S’il appartient aux maires de prévenir les risques d’accident, une jurisprudence classique précise qu’il ne leur revient pas, de même qu’à l’État, d’effectuer des travaux visant à protéger les propriétés riveraines du domaine public maritime naturel. De tels travaux de défense incombent aux riverains.

Contrairement au risque de submersion marine, pour lequel des mesures d’indemnisation sont disponibles au titre du « fonds Barnier », aucune mesure n’existe pour le risque d’érosion, différence justifiée par le caractère prévisible du risque.

La réponse juridique : le dispositif trait de côte

La loi « Climat et Résilience » du 22 août 2021 a posé un cadre juridique nouveau, mais sélectif. Sélectif, car il ne concerne que le recul du trait de côte (et non la submersion). Sur la base de cartographies du risque, les communes sont invitées à établir les règles adaptées à leurs territoires. La réforme est génératrice d’une lourde responsabilité pour les élus locaux. L’objet de la réforme est de connaître l’évolution du recul du trait de côte, présenter les outils juridiques nécessaires pour gérer les biens existants et vulnérables, encadrer les nouvelles constructions, permettre la recomposition spatiale.
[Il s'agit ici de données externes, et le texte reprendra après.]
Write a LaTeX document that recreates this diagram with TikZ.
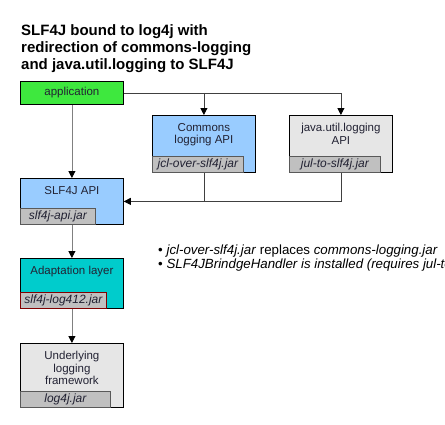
\documentclass[tikz,border=0pt]{standalone}
\usepackage{fontspec}
\setmainfont{Liberation Sans}
\usetikzlibrary{arrows.meta,positioning}

\definecolor{appgreen}{HTML}{3EE83E}
\definecolor{apiblue}{HTML}{99CCFF}
\definecolor{julgray}{HTML}{E6E6E6}
\definecolor{jargray}{HTML}{C0C0C0}
\definecolor{adaptteal}{HTML}{00CCCC}
\definecolor{adaptjar}{HTML}{800000}
\definecolor{boxtext}{HTML}{222233}
\newcommand\boxfont{\fontsize{11.5}{12.5}\selectfont}

\begin{document}
\begin{tikzpicture}
[x=1pt, y=-1pt,
box/.style={rectangle, draw=black, line width=0.8pt, anchor=north west, minimum width=103pt, inner sep=0pt, font=\boxfont, text=boxtext},
jar/.style={rectangle, draw=black!65, line width=0.8pt, fill=jargray, anchor=south west, minimum height=16pt, inner sep=0pt, font=\fontsize{12}{13}\selectfont\itshape, text=boxtext},
boxcap/.style={anchor=north, align=center, font=\boxfont, text=boxtext, inner sep=0pt, yshift=-8pt},
feed/.style={draw=black!75, line width=0.8pt, -{Triangle[length=7pt,width=7pt,color=black]}},
drop/.style={draw=gray, line width=0.8pt, -{Triangle[length=7pt,width=7pt,color=black]}}
]
\useasboundingbox (0,0) rectangle (445,424);
\clip (0,0) rectangle (445,424);

%Nodes
\node[anchor=north west, align=left, inner sep=0pt, font=\fontsize{15}{17}\selectfont\bfseries]
  (title) at (21,24) {SLF4J bound to log4j with\\redirection of commons-logging\\and java.util.logging to SLF4J};

\node[box, fill=appgreen, minimum height=23pt] (app)   at (20,81)  {application};
\node[box, fill=apiblue,  minimum height=57pt, label={[boxcap]north:Commons\\logging API}]       (cl)    at (152,115) {};
\node[box, fill=julgray,  minimum height=57pt, label={[boxcap]north:java.util.logging\\API}]     (jul)   at (289,115) {};
\node[box, fill=apiblue,  minimum height=46pt, label={[boxcap]north:SLF4J API}]                  (api)   at (20,178)  {};
\node[box, fill=adaptteal,minimum height=50pt, label={[boxcap]north:Adaptation layer}]           (adapt) at (20,258)  {};
\node[box, fill=julgray,  minimum height=64pt, label={[boxcap]north:Underlying\\logging\\framework}] (under) at (20,343) {};

\node[jar, minimum width=91pt] (cljar)    at (cl.south west)    {jcl-over-slf4j.jar};
\node[jar, minimum width=91pt] (juljar)   at (jul.south west)   {jul-to-slf4j.jar};
\node[jar, minimum width=75pt] (apijar)   at (api.south west)   {slf4j-api.jar};
\node[jar, minimum width=86pt, draw=adaptjar] (adaptjar) at (adapt.south west) {slf4j-log412.jar};
\node[jar, minimum width=90pt] (underjar) at (under.south west) {log4j.jar};

\node[anchor=north west, align=left, inner sep=0pt, font=\fontsize{13.3}{12}\selectfont, text=black]
  (notes) at (158,245) {\textbullet\ \textit{jcl-over-slf4j.jar} replaces \textit{commons-logging.jar}\\\textbullet\ \textit{SLF4JBrindgeHandler is installed (requires jul-to-slf4j.jar)}};

%Lines
\coordinate (tee)  at (cl.north |- app.east);
\coordinate (join) at (cl.south |- api.east);
\draw[feed] (app.east) -| (jul.north);
\draw[feed] (tee) -- (cl.north);
\draw[feed] (cl.south) |- (api.east);
\draw[draw=black!75, line width=0.8pt] (jul.south) |- (join);
\draw[drop] (app.south) -- (api.north);
\draw[drop] (api.south) -- (adapt.north);
\draw[drop] (adapt.south) -- (under.north);
\end{tikzpicture}
\end{document}
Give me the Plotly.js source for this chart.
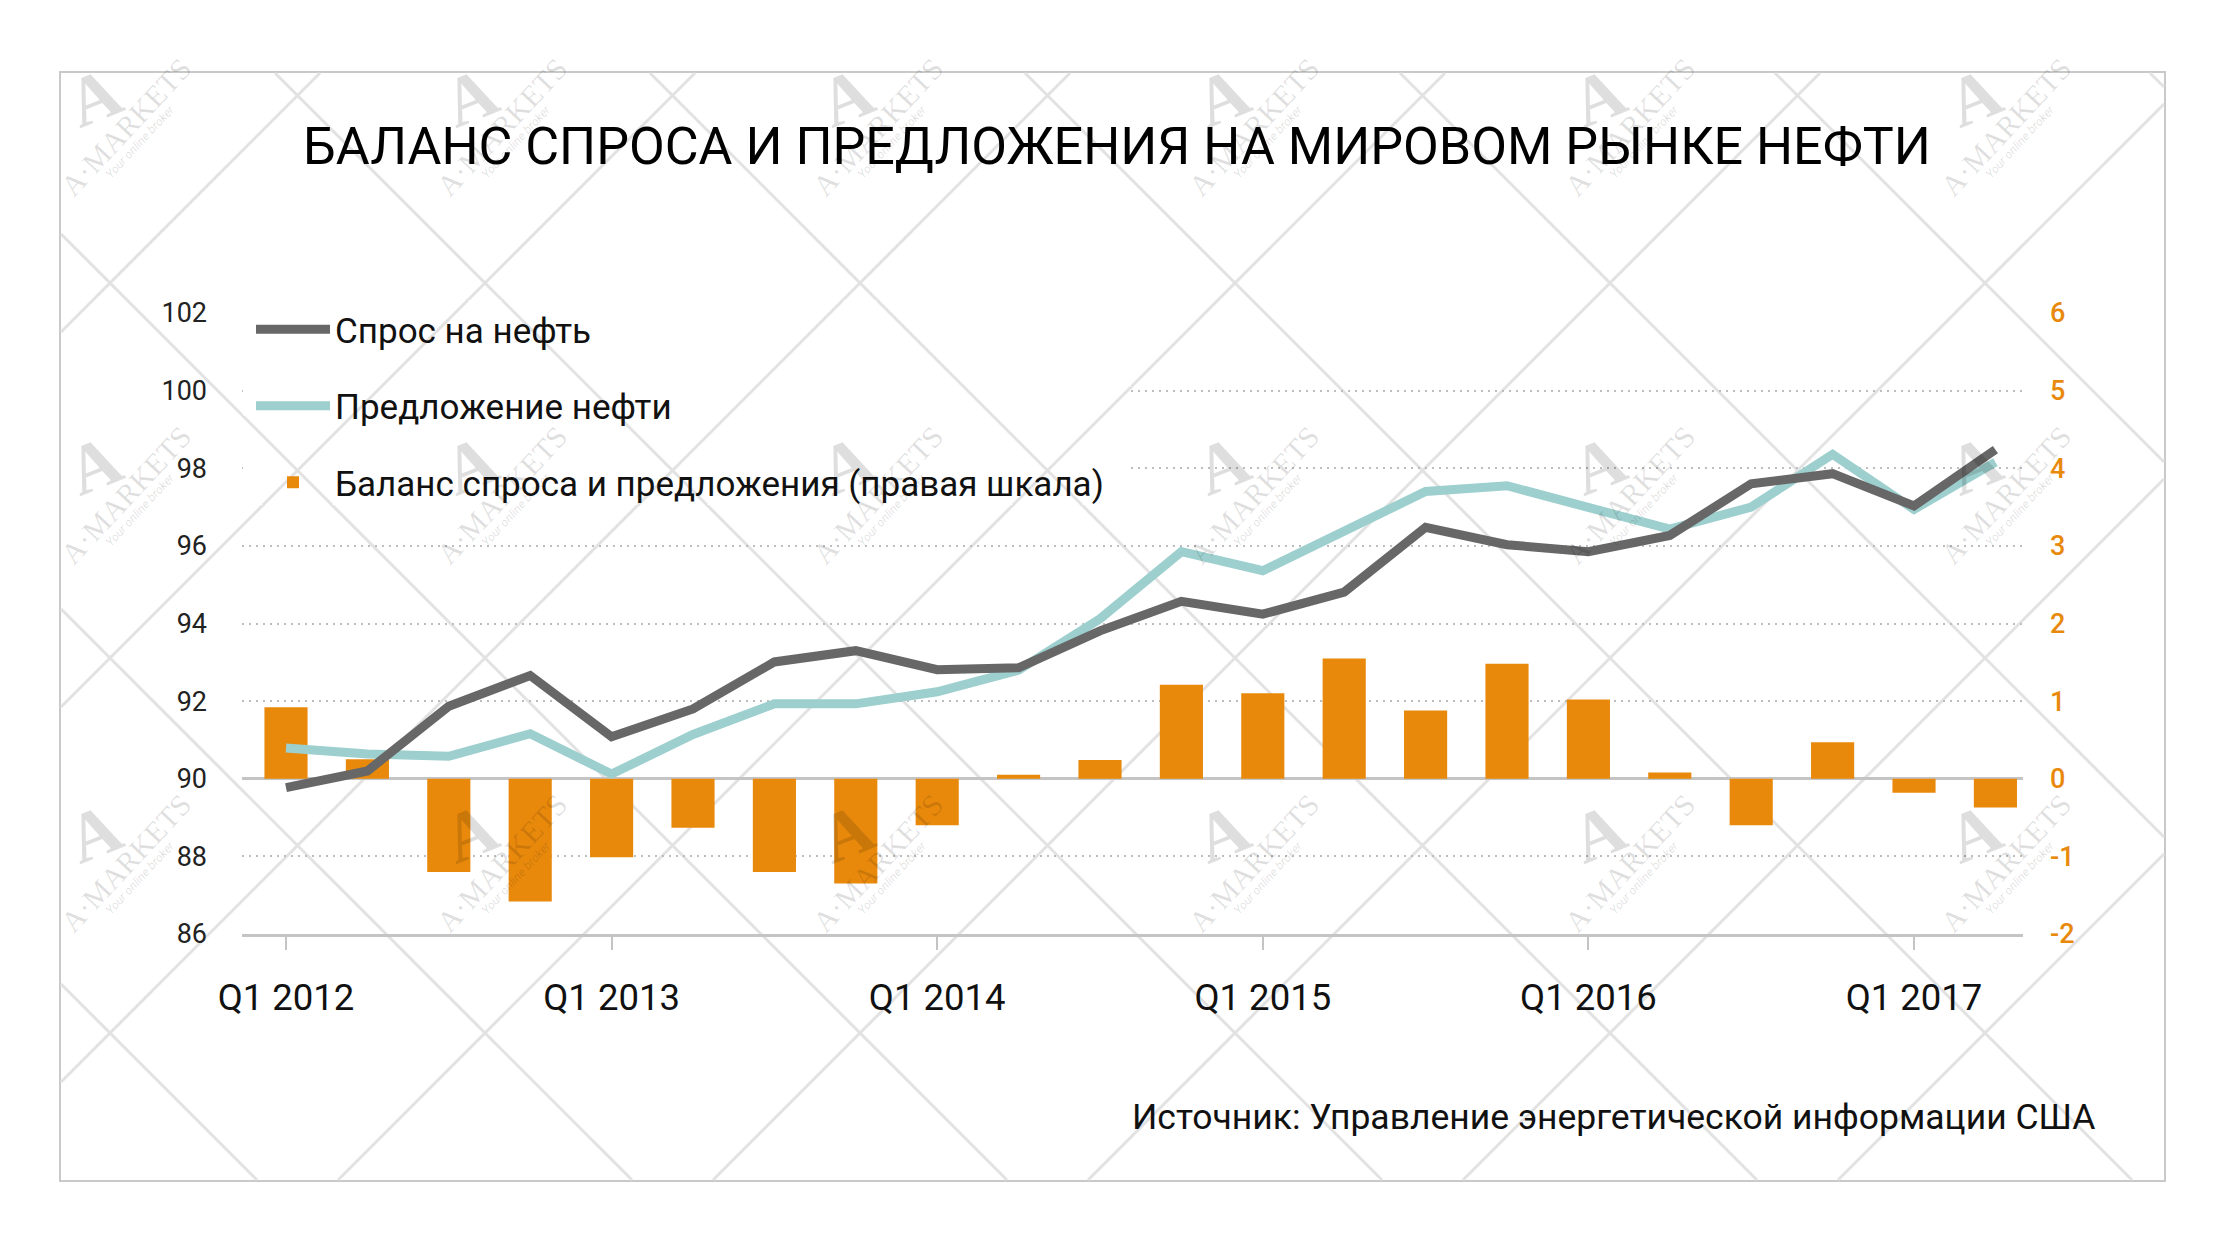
<!DOCTYPE html>
<html>
<head>
<meta charset="utf-8">
<script src="https://cdn.plot.ly/plotly-3.0.1.min.js"></script>
<style>
html,body{margin:0;padding:0;background:#ffffff;}
#chart{width:2226px;height:1257px;}
</style>
</head>
<body>
<div id="chart"></div>
<script>
// ---------------- DATA ----------------
const quarters = ['Q1 2012','Q2 2012','Q3 2012','Q4 2012',
                  'Q1 2013','Q2 2013','Q3 2013','Q4 2013',
                  'Q1 2014','Q2 2014','Q3 2014','Q4 2014',
                  'Q1 2015','Q2 2015','Q3 2015','Q4 2015',
                  'Q1 2016','Q2 2016','Q3 2016','Q4 2016',
                  'Q1 2017','Q2 2017'];
const demand  = [89.77, 90.20, 91.87, 92.66, 91.08, 91.80, 93.01, 93.30, 92.81, 92.86, 93.81,
                 94.57, 94.24, 94.81, 96.48, 96.03, 95.85, 96.27, 97.60, 97.86, 97.03, 98.48];
const supply  = [90.79, 90.64, 90.58, 91.16, 90.12, 91.14, 91.93, 91.93, 92.24, 92.80, 94.12,
                 95.85, 95.36, 96.37, 97.40, 97.55, 96.98, 96.43, 97.00, 98.36, 96.94, 98.16];
const balance = [0.92, 0.25, -1.20, -1.58, -1.01, -0.63, -1.20, -1.35, -0.60, 0.05, 0.24,
                 1.21, 1.10, 1.55, 0.88, 1.48, 1.02, 0.08, -0.60, 0.47, -0.18, -0.37];
const yearTicks = ['Q1 2012','Q1 2013','Q1 2014','Q1 2015','Q1 2016','Q1 2017'];
const rightTickVals = [-2, -1, 0, 1, 2, 3, 4, 5, 6];
const rightTickText = ['-2', '-1', '0', '1', '2', '3', '4', '5', '6'];
const seriesNames = ['Спрос на нефть', 'Предложение нефти', 'Баланс спроса и предложения (правая шкала)'];
const titleText = 'БАЛАНС СПРОСА И ПРЕДЛОЖЕНИЯ НА МИРОВОМ РЫНКЕ НЕФТИ';
const sourceText = 'Источник: Управление энергетической информации США';

// ---------------- LAYOUT HELPERS ----------------
const W = 2226, H = 1257, ML = 242, MR = 203, MT = 313, MB = 323;
const PW = W - ML - MR, PH = H - MT - MB;
const px = v => (v - ML) / PW;
const py = v => 1 - (v - MT) / PH;
const FONT = 'Roboto, "Noto Sans", "DejaVu Sans", sans-serif';
const SERIF = '"Liberation Serif", "DejaVu Serif", serif';
const ORANGE = '#E8890C', DARK = '#676767', TEAL = '#9CCFCE';

// watermark lattice (decoration): 45-degree lines clipped to a rectangle
function lattice(x0, y0, x1, y1) {
  const segs = [];
  for (let k = -8; k <= 10; k++) {
    const a = 173 + 375 * k;             // y = x + a
    let xa = Math.max(x0, y0 - a), xb = Math.min(x1, y1 - a);
    if (xb > xa) segs.push([xa, xa + a, xb, xb + a]);
    const b = 393 + 375 * k;             // y = b - x
    let xc = Math.max(x0, b - y1), xd = Math.min(x1, b - y0);
    if (xd > xc) segs.push([xc, b - xc, xd, b - xd]);
  }
  return segs;
}
const shapes = [];
shapes.push({type:'rect', xref:'paper', yref:'paper', layer:'below',
  x0:px(60), x1:px(2165), y0:py(72), y1:py(1181),
  line:{color:'#c9c9c9', width:2}, fillcolor:'#ffffff'});
lattice(61, 73, 2164, 1180).forEach(s => shapes.push({type:'line', xref:'paper', yref:'paper', layer:'below',
  x0:px(s[0]), y0:py(s[1]), x1:px(s[2]), y1:py(s[3]), line:{color:'#e2e2e2', width:3}}));
// white box behind the legend (gridlines hidden there, as in the original)
const M = [243, 300, 1131, 505];
shapes.push({type:'rect', xref:'paper', yref:'paper', layer:'above',
  x0:px(M[0]), x1:px(M[2]), y0:py(M[1]), y1:py(M[3]), line:{width:0}, fillcolor:'#ffffff'});
lattice(M[0], M[1], M[2], M[3]).forEach(s => shapes.push({type:'line', xref:'paper', yref:'paper', layer:'above',
  x0:px(s[0]), y0:py(s[1]), x1:px(s[2]), y1:py(s[3]), line:{color:'#e2e2e2', width:3}}));

// watermark logos
const annotations = [];
const wm = 'rgba(0,0,0,0.13)';
for (let m = 0; m < 3; m++) {
  for (let k = 0; k < 6; k++) {
    const cx = 120 + 376 * k, cy = 125 + 368 * m;
    annotations.push({xref:'paper', yref:'paper', xanchor:'center', yanchor:'middle',
      x:px(cx - 26), y:py(cy - 28), text:'<b>A</b>', showarrow:false,
      textangle:-22, font:{family:SERIF, size:70, color:wm}});
    annotations.push({xref:'paper', yref:'paper', xanchor:'center', yanchor:'middle',
      x:px(cx + 5), y:py(cy + 2), text:'A·MARKETS', showarrow:false,
      textangle:-47, font:{family:SERIF, size:30, color:wm}});
    annotations.push({xref:'paper', yref:'paper', xanchor:'center', yanchor:'middle',
      x:px(cx + 20), y:py(cy + 17), text:'<i>Your online broker</i>', showarrow:false,
      textangle:-47, font:{family:FONT, size:12, color:wm}});
  }
}
annotations.push({xref:'paper', yref:'paper', x:px(2097), xanchor:'right', y:py(1117), yanchor:'middle',
  text:sourceText, showarrow:false, font:{family:FONT, size:35.5, color:'#111'}});

// ---------------- TRACES ----------------
const traces = [
  {type:'bar', name:seriesNames[2], x:quarters, y:balance, xaxis:'x', yaxis:'y',
   marker:{color:ORANGE, line:{width:0}}, width:0.53, legendgroup:'c', legendrank:3, hoverinfo:'skip'},
  {type:'scatter', mode:'lines', name:seriesNames[1], x:quarters, y:supply, xaxis:'x', yaxis:'y2',
   line:{color:TEAL, width:9}, legendgroup:'b', legendrank:2, hoverinfo:'skip'},
  {type:'scatter', mode:'lines', name:seriesNames[0], x:quarters, y:demand, xaxis:'x', yaxis:'y2',
   line:{color:DARK, width:9}, legendgroup:'a', legendrank:1, hoverinfo:'skip'}
];

const layout = {
  width: W, height: H,
  margin: {l:ML, r:MR, t:MT, b:MB, pad:0},
  paper_bgcolor:'#ffffff', plot_bgcolor:'rgba(0,0,0,0)',
  font:{family:FONT, color:'#111'},
  title:{text:titleText, x:1117 / W, xanchor:'center', y:1 - 146 / H, yanchor:'middle',
         font:{family:FONT, size:52, color:'#000'}},
  showlegend:true,
  legend:{x:px(251), xanchor:'left', y:py(300), yanchor:'top', bgcolor:'rgba(0,0,0,0)',
          font:{family:FONT, size:35, color:'#111'}, itemwidth:74,
          traceorder:'grouped', tracegroupgap:28},
  bargap:0.47,
  xaxis:{type:'category', range:[-0.5405, 21.339], tickmode:'array', tickvals:yearTicks, ticktext:yearTicks,
         ticks:'outside', ticklen:13, tickwidth:2, tickcolor:'#c4c4c4',
         showline:true, linecolor:'#c4c4c4', linewidth:3, showgrid:false, zeroline:false,
         tickfont:{family:FONT, size:36.5, color:'#111'}, ticklabelstandoff:16, fixedrange:true},
  yaxis:{side:'right', range:[-2, 6], tickmode:'array', tickvals:rightTickVals, ticktext:rightTickText,
         showgrid:true, gridcolor:'#bdbdbd',
         griddash:'2px,5px', gridwidth:2, zeroline:true, zerolinecolor:'#c4c4c4', zerolinewidth:3,
         showline:false, ticks:'', tickfont:{family:FONT, size:27, color:ORANGE, weight:500},
         ticklabelstandoff:26, fixedrange:true},
  yaxis2:{overlaying:'y', side:'left', range:[86, 102], tick0:86, dtick:2, showgrid:false, zeroline:false,
          showline:false, ticks:'', tickfont:{family:FONT, size:27, color:'#222'},
          ticklabelstandoff:34, fixedrange:true},
  shapes: shapes,
  annotations: annotations
};

Plotly.newPlot('chart', traces, layout, {displayModeBar:false, responsive:false});
</script>
</body>
</html>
Afin de compléter cet arsenal, le législateur a permis au gouvernement de légiférer par voie d’ordonnance. Ceci afin de créer un nouveau régime de bail réel immobilier de longue durée, le « bail réel d’adaptation à l’érosion côtière » (BRAEC) ; de définir ou d’adapter les outils d’aménagement foncier et de maîtrise foncière nécessaires à l’adaptation des territoires concernés ; de prévoir et de définir des dérogations à la loi Littoral lorsqu’elles sont nécessaires à un projet de relocalisation ; de prévoir des mesures d’adaptation en outre-mer.

Il s’agit notamment de faciliter la maîtrise foncière des terrains directement exposés au phénomène, par les collectivités et les acteurs publics ou parapublics.

Un décret fixe la liste des communes dont l’action doit être adaptée aux phénomènes hydrosédimentaires entraînant l’érosion du littoral

Un décret fixe la liste des communes dont l’action doit être adaptée aux phénomènes hydrosédimentaires entraînant l’érosion du littoral. La liste est établie sur la base du volontariat. Elle est révisée tous les neuf ans.

L’inclusion d’une commune dans le dispositif a des conséquences :

– à titre obligatoire, les communes dont le territoire n’est pas couvert par un plan de prévention des risques littoraux prescrit ou approuvé sont tenues d’établir une carte locale d’exposition dudit territoire au recul du trait de côte ;

– à titre optionnel, les communes dont le territoire est couvert par un plan de prévention des risques littoraux prescrit ou approuvé peuvent prévoir d’établir une carte locale de projection du recul du trait de côte. Si la carte n’est pas établie, les dispositions du PPRL continueront de s’appliquer, mais la commune ne pourra pas utiliser les nouveaux outils prévus par la loi Climat et Résilience.

La question du recul du trait de côte devient donc essentielle dans les éléments d’informations fournies par les notaires lors des transactions immobilières…

Mais pas que ! En effet, ce sujet imprègne de nombreux pans du droit et aura, inévitablement, un impact sur les questions d’évaluation immobilière et foncières dans le cadre des actes de droit de la famille, de valorisation des terres dans les actes agricoles, ou de responsabilité en droit des sociétés.